§ THE EXERCISE: Pictures stay out of the copy; set down each line of the listing below exactly.

---------- DATASET EXTRACT ----------

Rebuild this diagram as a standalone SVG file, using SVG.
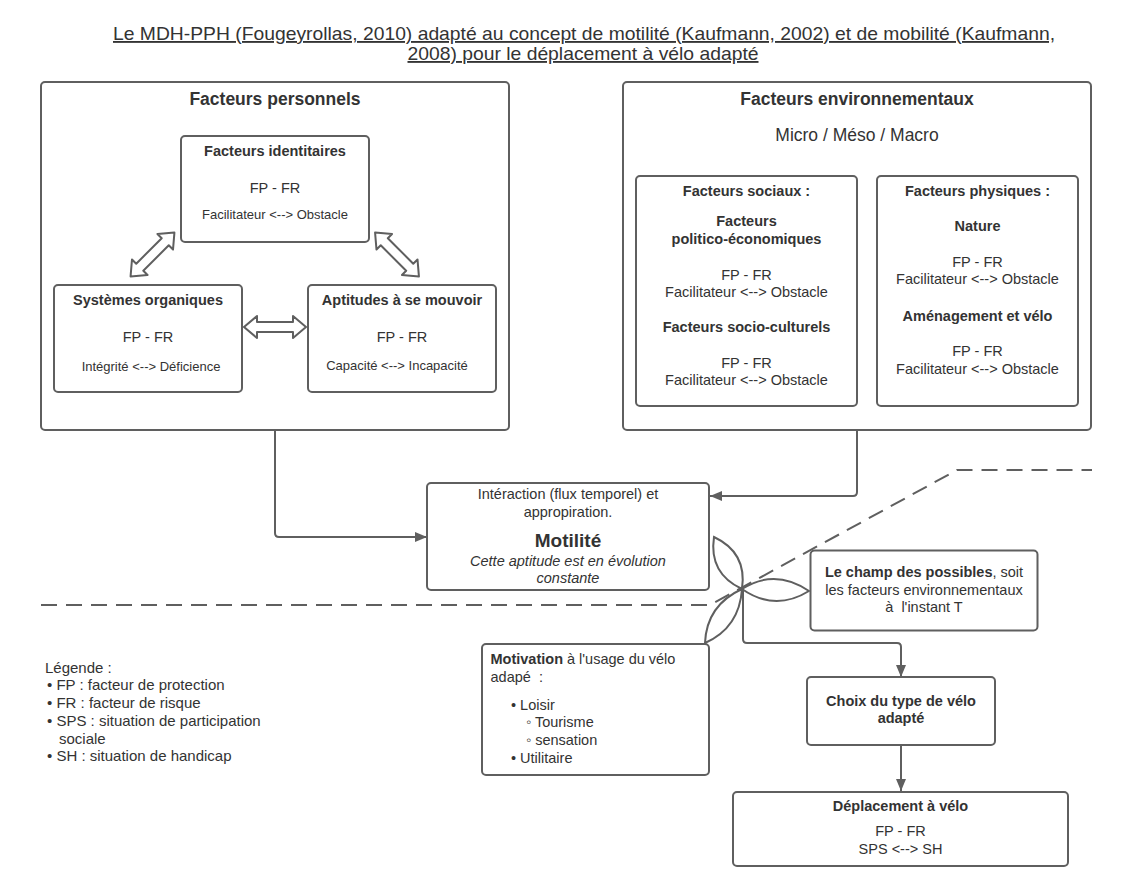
<svg xmlns="http://www.w3.org/2000/svg" xmlns:xlink="http://www.w3.org/1999/xlink" width="1131" height="886" viewBox="0 0 1131 886">
<style>
text{font-family:"Liberation Sans",Arial,"DejaVu Sans",sans-serif;fill:#333333}
.c{text-anchor:middle}
.b{font-weight:bold}
.box{fill:#ffffff;stroke:#5f5f5f;stroke-width:2}
.ln{fill:none;stroke:#5f5f5f;stroke-width:2}
.s14{font-size:14.5px}
.s15{font-size:15px}
.s13{font-size:13px}
.s17{font-size:17.5px}
</style>
<defs>
<marker id="ah" markerUnits="userSpaceOnUse" markerWidth="13" markerHeight="11" refX="12" refY="5" orient="auto">
<path d="M0,0 L12,5 L0,10 z" fill="#5f5f5f"/>
</marker>
<path id="dbl" d="M-31,0 L-18,-11 L-18,-5 L18,-5 L18,-11 L31,0 L18,11 L18,5 L-18,5 L-18,11 Z" fill="#ffffff" stroke="#5f5f5f" stroke-width="2" stroke-linejoin="round"/>
</defs>
<rect width="1131" height="886" fill="#ffffff"/>

<g id="title">
<text class="c" x="584" y="40" font-size="18.5" text-decoration="underline" textLength="942" lengthAdjust="spacingAndGlyphs">Le MDH-PPH (Fougeyrollas, 2010) adapté au concept de motilité (Kaufmann, 2002) et de mobilité (Kaufmann,</text>
<text class="c" x="583" y="60" font-size="18.5" text-decoration="underline" textLength="351" lengthAdjust="spacingAndGlyphs">2008) pour le déplacement à vélo adapté</text>
</g>

<g id="connectors">
<path class="ln" d="M275,430 V533 Q275,537 279,537 H427" marker-end="url(#ah)"/>
<path class="ln" d="M857,430 V492 Q857,496 853,496 H710" marker-end="url(#ah)"/>
<path class="ln" d="M743,589 V639 Q743,643 747,643 H897 Q901,643 901,647 V677" marker-end="url(#ah)"/>
<path class="ln" d="M901,745 V791" marker-end="url(#ah)"/>
<path class="ln" d="M41,605 H710 L957,470 H1092" stroke-dasharray="16,9"/>
<path class="ln" d="M714,537 Q747.4,552.6 742,589 Q708.6,573.4 714,537 Z"/>
<path class="ln" d="M742,589 Q775,568 809,591 Q775,612 742,589 Z"/>
<path class="ln" d="M742,589 Q739.4,627.8 705,643 Q706.6,605.2 742,589 Z"/>
<use xlink:href="#dbl" transform="translate(152.5,254.5) rotate(-45)"/>
<use xlink:href="#dbl" transform="translate(397,254.5) rotate(45)"/>
<use xlink:href="#dbl" transform="translate(275,327)"/>
</g>

<g id="facteurs-personnels">
<rect class="box" x="41" y="82" width="468" height="348" rx="4" style="fill:none"/>
<text class="c b s17" x="275" y="105">Facteurs personnels</text>
</g>

<g id="facteurs-identitaires">
<rect class="box" x="181" y="136" width="188" height="106" rx="4"/>
<text class="c b s14" x="275" y="156">Facteurs identitaires</text>
<text class="c s14" x="275" y="193">FP - FR</text>
<text class="c s13" x="275" y="219">Facilitateur &lt;--&gt; Obstacle</text>
</g>

<g id="systemes-organiques">
<rect class="box" x="54" y="285" width="188" height="107" rx="4"/>
<text class="c b s14" x="148" y="305">Systèmes organiques</text>
<text class="c s14" x="148" y="342">FP - FR</text>
<text class="c s13" x="151" y="371">Intégrité &lt;--&gt; Déficience</text>
</g>

<g id="aptitudes">
<rect class="box" x="308" y="285" width="188" height="107" rx="4"/>
<text class="c b s14" x="402" y="305">Aptitudes à se mouvoir</text>
<text class="c s14" x="402" y="342">FP - FR</text>
<text class="c s13" x="397" y="370">Capacité &lt;--&gt; Incapacité</text>
</g>

<g id="facteurs-environnementaux">
<rect class="box" x="623" y="82" width="468" height="348" rx="4" style="fill:none"/>
<text class="c b s17" x="857" y="105">Facteurs environnementaux</text>
<text class="c s17" x="857" y="141">Micro / Méso / Macro</text>
</g>

<g id="facteurs-sociaux">
<rect class="box" x="636" y="176" width="221" height="230" rx="4"/>
<text class="c b s14" x="746.5" y="196">Facteurs sociaux :</text>
<text class="c b s14" x="746.5" y="225.5">Facteurs</text>
<text class="c b s14" x="746.5" y="244">politico-économiques</text>
<text class="c s14" x="746.5" y="279.5">FP - FR</text>
<text class="c s14" x="746.5" y="297">Facilitateur &lt;--&gt; Obstacle</text>
<text class="c b s14" x="746.5" y="332">Facteurs socio-culturels</text>
<text class="c s14" x="746.5" y="367.5">FP - FR</text>
<text class="c s14" x="746.5" y="385">Facilitateur &lt;--&gt; Obstacle</text>
</g>

<g id="facteurs-physiques">
<rect class="box" x="877" y="176" width="201" height="230" rx="4"/>
<text class="c b s14" x="977.5" y="196">Facteurs physiques :</text>
<text class="c b s14" x="977.5" y="231">Nature</text>
<text class="c s14" x="977.5" y="267">FP - FR</text>
<text class="c s14" x="977.5" y="284">Facilitateur &lt;--&gt; Obstacle</text>
<text class="c b s14" x="977.5" y="320.5">Aménagement et vélo</text>
<text class="c s14" x="977.5" y="356">FP - FR</text>
<text class="c s14" x="977.5" y="373.5">Facilitateur &lt;--&gt; Obstacle</text>
</g>

<g id="motilite">
<rect class="box" x="427" y="483" width="282" height="107" rx="4"/>
<text class="c s14" x="568" y="498.5">Intéraction (flux temporel) et</text>
<text class="c s14" x="568" y="516.5">appropiration.</text>
<text class="c b" x="568" y="547" font-size="19">Motilité</text>
<text class="c s14" x="568" y="565.5" font-style="italic">Cette aptitude est en évolution</text>
<text class="c s14" x="568" y="583" font-style="italic">constante</text>
</g>

<g id="champ-des-possibles">
<rect class="box" x="810.5" y="550.5" width="227" height="80" rx="4"/>
<text class="c s14" x="924" y="576.5"><tspan class="b">Le champ des possibles</tspan>, soit</text>
<text class="c s14" x="924" y="595">les facteurs environnementaux</text>
<text class="c s14" x="924" y="612" xml:space="preserve">à  l'instant T</text>
</g>

<g id="motivation">
<rect class="box" x="482" y="644" width="227" height="131" rx="4"/>
<text class="s14" x="490.5" y="664"><tspan class="b">Motivation</tspan> à l'usage du vélo</text>
<text class="s14" x="490.5" y="682" xml:space="preserve">adapé  :</text>
<text class="s14" x="511" y="710">• Loisir</text>
<text class="s14" x="526" y="727">◦ Tourisme</text>
<text class="s14" x="526" y="745">◦ sensation</text>
<text class="s14" x="511" y="763">• Utilitaire</text>
</g>

<g id="choix">
<rect class="box" x="807" y="677" width="188" height="68" rx="4"/>
<text class="c b s14" x="901" y="705.5">Choix du type de vélo</text>
<text class="c b s14" x="901" y="723">adapté</text>
</g>

<g id="deplacement">
<rect class="box" x="733" y="792" width="335" height="74" rx="4"/>
<text class="c b s14" x="900.5" y="811">Déplacement à vélo</text>
<text class="c s14" x="900.5" y="835.5">FP - FR</text>
<text class="c s14" x="900.5" y="853.5">SPS &lt;--&gt; SH</text>
</g>

<g id="legende">
<text class="s15" x="45" y="672.5">Légende :</text>
<text class="s15" x="47" y="690">• FP : facteur de protection</text>
<text class="s15" x="47" y="707.5">• FR : facteur de risque</text>
<text class="s15" x="47" y="726">• SPS : situation de participation</text>
<text class="s15" x="59" y="744">sociale</text>
<text class="s15" x="47" y="761">• SH : situation de handicap</text>
</g>
</svg>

----------

§ TASK RESULT:
Rebuild this diagram as a standalone SVG file, using SVG.
<svg xmlns="http://www.w3.org/2000/svg" xmlns:xlink="http://www.w3.org/1999/xlink" width="1131" height="886" viewBox="0 0 1131 886">
<style>
text{font-family:"Liberation Sans",Arial,"DejaVu Sans",sans-serif;fill:#333333}
.c{text-anchor:middle}
.b{font-weight:bold}
.box{fill:#ffffff;stroke:#5f5f5f;stroke-width:2}
.ln{fill:none;stroke:#5f5f5f;stroke-width:2}
.s14{font-size:14.5px}
.s15{font-size:15px}
.s13{font-size:13px}
.s17{font-size:17.5px}
</style>
<defs>
<marker id="ah" markerUnits="userSpaceOnUse" markerWidth="13" markerHeight="11" refX="12" refY="5" orient="auto">
<path d="M0,0 L12,5 L0,10 z" fill="#5f5f5f"/>
</marker>
<path id="dbl" d="M-31,0 L-18,-11 L-18,-5 L18,-5 L18,-11 L31,0 L18,11 L18,5 L-18,5 L-18,11 Z" fill="#ffffff" stroke="#5f5f5f" stroke-width="2" stroke-linejoin="round"/>
</defs>
<rect width="1131" height="886" fill="#ffffff"/>

<g id="title">
<text class="c" x="584" y="40" font-size="18.5" text-decoration="underline" textLength="942" lengthAdjust="spacingAndGlyphs">Le MDH-PPH (Fougeyrollas, 2010) adapté au concept de motilité (Kaufmann, 2002) et de mobilité (Kaufmann,</text>
<text class="c" x="583" y="60" font-size="18.5" text-decoration="underline" textLength="351" lengthAdjust="spacingAndGlyphs">2008) pour le déplacement à vélo adapté</text>
</g>

<g id="connectors">
<path class="ln" d="M275,430 V533 Q275,537 279,537 H427" marker-end="url(#ah)"/>
<path class="ln" d="M857,430 V492 Q857,496 853,496 H710" marker-end="url(#ah)"/>
<path class="ln" d="M743,589 V639 Q743,643 747,643 H897 Q901,643 901,647 V677" marker-end="url(#ah)"/>
<path class="ln" d="M901,745 V791" marker-end="url(#ah)"/>
<path class="ln" d="M41,605 H710 L957,470 H1092" stroke-dasharray="16,9"/>
<path class="ln" d="M714,537 Q747.4,552.6 742,589 Q708.6,573.4 714,537 Z"/>
<path class="ln" d="M742,589 Q775,568 809,591 Q775,612 742,589 Z"/>
<path class="ln" d="M742,589 Q739.4,627.8 705,643 Q706.6,605.2 742,589 Z"/>
<use xlink:href="#dbl" transform="translate(152.5,254.5) rotate(-45)"/>
<use xlink:href="#dbl" transform="translate(397,254.5) rotate(45)"/>
<use xlink:href="#dbl" transform="translate(275,327)"/>
</g>

<g id="facteurs-personnels">
<rect class="box" x="41" y="82" width="468" height="348" rx="4" style="fill:none"/>
<text class="c b s17" x="275" y="105">Facteurs personnels</text>
</g>

<g id="facteurs-identitaires">
<rect class="box" x="181" y="136" width="188" height="106" rx="4"/>
<text class="c b s14" x="275" y="156">Facteurs identitaires</text>
<text class="c s14" x="275" y="193">FP - FR</text>
<text class="c s13" x="275" y="219">Facilitateur &lt;--&gt; Obstacle</text>
</g>

<g id="systemes-organiques">
<rect class="box" x="54" y="285" width="188" height="107" rx="4"/>
<text class="c b s14" x="148" y="305">Systèmes organiques</text>
<text class="c s14" x="148" y="342">FP - FR</text>
<text class="c s13" x="151" y="371">Intégrité &lt;--&gt; Déficience</text>
</g>

<g id="aptitudes">
<rect class="box" x="308" y="285" width="188" height="107" rx="4"/>
<text class="c b s14" x="402" y="305">Aptitudes à se mouvoir</text>
<text class="c s14" x="402" y="342">FP - FR</text>
<text class="c s13" x="397" y="370">Capacité &lt;--&gt; Incapacité</text>
</g>

<g id="facteurs-environnementaux">
<rect class="box" x="623" y="82" width="468" height="348" rx="4" style="fill:none"/>
<text class="c b s17" x="857" y="105">Facteurs environnementaux</text>
<text class="c s17" x="857" y="141">Micro / Méso / Macro</text>
</g>

<g id="facteurs-sociaux">
<rect class="box" x="636" y="176" width="221" height="230" rx="4"/>
<text class="c b s14" x="746.5" y="196">Facteurs sociaux :</text>
<text class="c b s14" x="746.5" y="225.5">Facteurs</text>
<text class="c b s14" x="746.5" y="244">politico-économiques</text>
<text class="c s14" x="746.5" y="279.5">FP - FR</text>
<text class="c s14" x="746.5" y="297">Facilitateur &lt;--&gt; Obstacle</text>
<text class="c b s14" x="746.5" y="332">Facteurs socio-culturels</text>
<text class="c s14" x="746.5" y="367.5">FP - FR</text>
<text class="c s14" x="746.5" y="385">Facilitateur &lt;--&gt; Obstacle</text>
</g>

<g id="facteurs-physiques">
<rect class="box" x="877" y="176" width="201" height="230" rx="4"/>
<text class="c b s14" x="977.5" y="196">Facteurs physiques :</text>
<text class="c b s14" x="977.5" y="231">Nature</text>
<text class="c s14" x="977.5" y="267">FP - FR</text>
<text class="c s14" x="977.5" y="284">Facilitateur &lt;--&gt; Obstacle</text>
<text class="c b s14" x="977.5" y="320.5">Aménagement et vélo</text>
<text class="c s14" x="977.5" y="356">FP - FR</text>
<text class="c s14" x="977.5" y="373.5">Facilitateur &lt;--&gt; Obstacle</text>
</g>

<g id="motilite">
<rect class="box" x="427" y="483" width="282" height="107" rx="4"/>
<text class="c s14" x="568" y="498.5">Intéraction (flux temporel) et</text>
<text class="c s14" x="568" y="516.5">appropiration.</text>
<text class="c b" x="568" y="547" font-size="19">Motilité</text>
<text class="c s14" x="568" y="565.5" font-style="italic">Cette aptitude est en évolution</text>
<text class="c s14" x="568" y="583" font-style="italic">constante</text>
</g>

<g id="champ-des-possibles">
<rect class="box" x="810.5" y="550.5" width="227" height="80" rx="4"/>
<text class="c s14" x="924" y="576.5"><tspan class="b">Le champ des possibles</tspan>, soit</text>
<text class="c s14" x="924" y="595">les facteurs environnementaux</text>
<text class="c s14" x="924" y="612" xml:space="preserve">à  l'instant T</text>
</g>

<g id="motivation">
<rect class="box" x="482" y="644" width="227" height="131" rx="4"/>
<text class="s14" x="490.5" y="664"><tspan class="b">Motivation</tspan> à l'usage du vélo</text>
<text class="s14" x="490.5" y="682" xml:space="preserve">adapé  :</text>
<text class="s14" x="511" y="710">• Loisir</text>
<text class="s14" x="526" y="727">◦ Tourisme</text>
<text class="s14" x="526" y="745">◦ sensation</text>
<text class="s14" x="511" y="763">• Utilitaire</text>
</g>

<g id="choix">
<rect class="box" x="807" y="677" width="188" height="68" rx="4"/>
<text class="c b s14" x="901" y="705.5">Choix du type de vélo</text>
<text class="c b s14" x="901" y="723">adapté</text>
</g>

<g id="deplacement">
<rect class="box" x="733" y="792" width="335" height="74" rx="4"/>
<text class="c b s14" x="900.5" y="811">Déplacement à vélo</text>
<text class="c s14" x="900.5" y="835.5">FP - FR</text>
<text class="c s14" x="900.5" y="853.5">SPS &lt;--&gt; SH</text>
</g>

<g id="legende">
<text class="s15" x="45" y="672.5">Légende :</text>
<text class="s15" x="47" y="690">• FP : facteur de protection</text>
<text class="s15" x="47" y="707.5">• FR : facteur de risque</text>
<text class="s15" x="47" y="726">• SPS : situation de participation</text>
<text class="s15" x="59" y="744">sociale</text>
<text class="s15" x="47" y="761">• SH : situation de handicap</text>
</g>
</svg>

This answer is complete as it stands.